» Dataset:
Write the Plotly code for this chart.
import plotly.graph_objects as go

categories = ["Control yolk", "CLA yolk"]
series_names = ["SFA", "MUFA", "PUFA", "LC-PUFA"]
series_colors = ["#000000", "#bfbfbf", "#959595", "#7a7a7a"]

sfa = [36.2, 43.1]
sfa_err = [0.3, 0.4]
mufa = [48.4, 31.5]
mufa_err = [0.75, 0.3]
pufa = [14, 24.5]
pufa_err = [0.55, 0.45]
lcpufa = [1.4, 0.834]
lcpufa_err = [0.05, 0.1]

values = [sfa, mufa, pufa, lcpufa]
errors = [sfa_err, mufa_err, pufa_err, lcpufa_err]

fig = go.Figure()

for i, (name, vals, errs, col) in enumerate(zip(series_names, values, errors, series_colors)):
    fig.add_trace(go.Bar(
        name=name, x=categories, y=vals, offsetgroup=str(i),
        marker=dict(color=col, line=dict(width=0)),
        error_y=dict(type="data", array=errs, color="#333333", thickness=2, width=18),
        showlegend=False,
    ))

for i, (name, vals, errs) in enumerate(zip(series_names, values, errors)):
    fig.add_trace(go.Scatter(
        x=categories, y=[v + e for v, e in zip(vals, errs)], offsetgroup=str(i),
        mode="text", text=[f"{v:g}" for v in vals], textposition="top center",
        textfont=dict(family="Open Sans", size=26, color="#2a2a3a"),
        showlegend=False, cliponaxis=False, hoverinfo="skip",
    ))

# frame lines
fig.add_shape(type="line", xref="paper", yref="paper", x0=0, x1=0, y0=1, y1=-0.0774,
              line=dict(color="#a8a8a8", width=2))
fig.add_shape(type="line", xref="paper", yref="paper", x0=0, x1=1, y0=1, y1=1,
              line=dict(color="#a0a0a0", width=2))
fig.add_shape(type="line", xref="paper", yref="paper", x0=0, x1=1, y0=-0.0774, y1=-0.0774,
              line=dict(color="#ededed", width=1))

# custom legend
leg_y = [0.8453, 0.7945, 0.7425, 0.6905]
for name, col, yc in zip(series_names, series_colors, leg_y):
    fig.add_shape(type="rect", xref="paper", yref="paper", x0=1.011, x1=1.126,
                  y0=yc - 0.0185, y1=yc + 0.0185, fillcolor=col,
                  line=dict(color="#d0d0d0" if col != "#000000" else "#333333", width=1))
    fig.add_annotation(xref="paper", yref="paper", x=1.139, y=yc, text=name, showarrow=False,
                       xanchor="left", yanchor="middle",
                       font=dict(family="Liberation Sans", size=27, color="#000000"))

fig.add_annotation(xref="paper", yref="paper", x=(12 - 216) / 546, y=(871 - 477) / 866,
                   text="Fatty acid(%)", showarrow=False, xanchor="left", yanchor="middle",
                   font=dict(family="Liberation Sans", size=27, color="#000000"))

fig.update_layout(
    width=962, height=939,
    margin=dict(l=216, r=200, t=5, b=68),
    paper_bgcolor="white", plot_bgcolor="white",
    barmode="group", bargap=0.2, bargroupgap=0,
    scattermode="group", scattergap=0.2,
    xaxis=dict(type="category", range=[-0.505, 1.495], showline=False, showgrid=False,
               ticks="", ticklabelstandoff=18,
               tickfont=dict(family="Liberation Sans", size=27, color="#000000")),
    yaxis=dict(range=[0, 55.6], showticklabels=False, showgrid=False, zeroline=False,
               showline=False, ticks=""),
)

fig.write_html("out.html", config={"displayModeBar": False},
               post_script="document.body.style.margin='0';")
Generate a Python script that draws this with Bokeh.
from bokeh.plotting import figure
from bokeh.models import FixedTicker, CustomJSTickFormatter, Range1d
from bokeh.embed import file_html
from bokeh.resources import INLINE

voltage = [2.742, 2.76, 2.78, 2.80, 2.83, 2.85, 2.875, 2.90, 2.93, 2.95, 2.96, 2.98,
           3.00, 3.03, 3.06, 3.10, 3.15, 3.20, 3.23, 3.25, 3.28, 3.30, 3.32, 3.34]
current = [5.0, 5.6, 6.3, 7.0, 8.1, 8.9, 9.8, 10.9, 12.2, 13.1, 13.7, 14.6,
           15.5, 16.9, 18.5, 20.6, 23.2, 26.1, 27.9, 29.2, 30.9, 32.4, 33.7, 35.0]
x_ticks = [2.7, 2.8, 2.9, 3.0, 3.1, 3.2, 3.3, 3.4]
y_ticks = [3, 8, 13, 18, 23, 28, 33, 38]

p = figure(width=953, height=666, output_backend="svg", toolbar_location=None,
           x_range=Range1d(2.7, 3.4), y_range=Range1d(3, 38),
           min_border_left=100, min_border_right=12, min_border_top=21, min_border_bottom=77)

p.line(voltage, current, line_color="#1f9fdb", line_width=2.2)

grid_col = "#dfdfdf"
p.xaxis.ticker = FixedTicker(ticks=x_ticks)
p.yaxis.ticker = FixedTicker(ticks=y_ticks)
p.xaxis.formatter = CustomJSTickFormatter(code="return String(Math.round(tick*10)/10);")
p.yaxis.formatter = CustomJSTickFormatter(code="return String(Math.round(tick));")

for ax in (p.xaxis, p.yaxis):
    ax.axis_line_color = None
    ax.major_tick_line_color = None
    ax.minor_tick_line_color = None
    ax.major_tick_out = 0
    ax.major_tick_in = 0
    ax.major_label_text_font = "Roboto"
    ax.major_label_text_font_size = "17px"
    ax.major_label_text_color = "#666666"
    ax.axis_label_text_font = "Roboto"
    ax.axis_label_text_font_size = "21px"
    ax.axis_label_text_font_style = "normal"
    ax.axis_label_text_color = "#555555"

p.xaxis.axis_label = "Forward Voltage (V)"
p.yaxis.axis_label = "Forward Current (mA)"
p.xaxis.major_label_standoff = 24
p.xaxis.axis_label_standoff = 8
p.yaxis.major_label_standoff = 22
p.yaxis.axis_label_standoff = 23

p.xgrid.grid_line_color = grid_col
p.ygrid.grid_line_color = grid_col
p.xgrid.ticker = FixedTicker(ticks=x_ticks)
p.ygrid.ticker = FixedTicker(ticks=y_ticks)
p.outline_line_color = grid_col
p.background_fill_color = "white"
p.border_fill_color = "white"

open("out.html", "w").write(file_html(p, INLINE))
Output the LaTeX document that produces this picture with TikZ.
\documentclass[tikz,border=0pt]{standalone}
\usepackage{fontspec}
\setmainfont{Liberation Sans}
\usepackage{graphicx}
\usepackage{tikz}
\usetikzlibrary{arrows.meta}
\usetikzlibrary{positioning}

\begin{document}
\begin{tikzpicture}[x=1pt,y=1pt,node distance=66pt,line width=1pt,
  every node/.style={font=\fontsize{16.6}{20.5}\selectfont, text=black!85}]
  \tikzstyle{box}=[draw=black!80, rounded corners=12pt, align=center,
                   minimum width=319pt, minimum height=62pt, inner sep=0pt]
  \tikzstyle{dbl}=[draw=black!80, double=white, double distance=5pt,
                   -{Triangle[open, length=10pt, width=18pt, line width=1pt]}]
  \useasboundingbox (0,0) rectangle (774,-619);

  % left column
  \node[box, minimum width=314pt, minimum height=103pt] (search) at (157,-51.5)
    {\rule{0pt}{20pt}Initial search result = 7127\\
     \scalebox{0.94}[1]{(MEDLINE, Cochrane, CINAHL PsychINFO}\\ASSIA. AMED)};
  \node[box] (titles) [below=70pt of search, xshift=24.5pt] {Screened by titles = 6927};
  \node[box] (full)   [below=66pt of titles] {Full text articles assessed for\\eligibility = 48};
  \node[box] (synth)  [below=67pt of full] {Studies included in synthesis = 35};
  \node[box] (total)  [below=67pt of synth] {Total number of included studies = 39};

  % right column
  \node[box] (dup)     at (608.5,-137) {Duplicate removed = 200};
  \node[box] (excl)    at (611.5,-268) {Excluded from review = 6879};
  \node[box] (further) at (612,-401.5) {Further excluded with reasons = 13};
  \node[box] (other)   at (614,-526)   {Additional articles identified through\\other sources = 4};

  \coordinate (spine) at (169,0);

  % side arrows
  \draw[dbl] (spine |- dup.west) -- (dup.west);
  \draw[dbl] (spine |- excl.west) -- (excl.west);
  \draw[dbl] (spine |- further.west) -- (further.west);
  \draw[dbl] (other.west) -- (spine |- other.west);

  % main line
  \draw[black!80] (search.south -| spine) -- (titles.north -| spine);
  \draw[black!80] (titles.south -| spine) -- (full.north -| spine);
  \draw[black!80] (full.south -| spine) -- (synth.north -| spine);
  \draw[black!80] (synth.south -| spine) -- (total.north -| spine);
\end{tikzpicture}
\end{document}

» Exercise brief: From the records above, transcribe without alteration every line from the one with "Output the LaTeX" to the one with "(spine) at (169,0);", inclusive.

» Solution for this task:
Output the LaTeX document that produces this picture with TikZ.
\documentclass[tikz,border=0pt]{standalone}
\usepackage{fontspec}
\setmainfont{Liberation Sans}
\usepackage{graphicx}
\usepackage{tikz}
\usetikzlibrary{arrows.meta}
\usetikzlibrary{positioning}

\begin{document}
\begin{tikzpicture}[x=1pt,y=1pt,node distance=66pt,line width=1pt,
  every node/.style={font=\fontsize{16.6}{20.5}\selectfont, text=black!85}]
  \tikzstyle{box}=[draw=black!80, rounded corners=12pt, align=center,
                   minimum width=319pt, minimum height=62pt, inner sep=0pt]
  \tikzstyle{dbl}=[draw=black!80, double=white, double distance=5pt,
                   -{Triangle[open, length=10pt, width=18pt, line width=1pt]}]
  \useasboundingbox (0,0) rectangle (774,-619);

  % left column
  \node[box, minimum width=314pt, minimum height=103pt] (search) at (157,-51.5)
    {\rule{0pt}{20pt}Initial search result = 7127\\
     \scalebox{0.94}[1]{(MEDLINE, Cochrane, CINAHL PsychINFO}\\ASSIA. AMED)};
  \node[box] (titles) [below=70pt of search, xshift=24.5pt] {Screened by titles = 6927};
  \node[box] (full)   [below=66pt of titles] {Full text articles assessed for\\eligibility = 48};
  \node[box] (synth)  [below=67pt of full] {Studies included in synthesis = 35};
  \node[box] (total)  [below=67pt of synth] {Total number of included studies = 39};

  % right column
  \node[box] (dup)     at (608.5,-137) {Duplicate removed = 200};
  \node[box] (excl)    at (611.5,-268) {Excluded from review = 6879};
  \node[box] (further) at (612,-401.5) {Further excluded with reasons = 13};
  \node[box] (other)   at (614,-526)   {Additional articles identified through\\other sources = 4};

  \coordinate (spine) at (169,0);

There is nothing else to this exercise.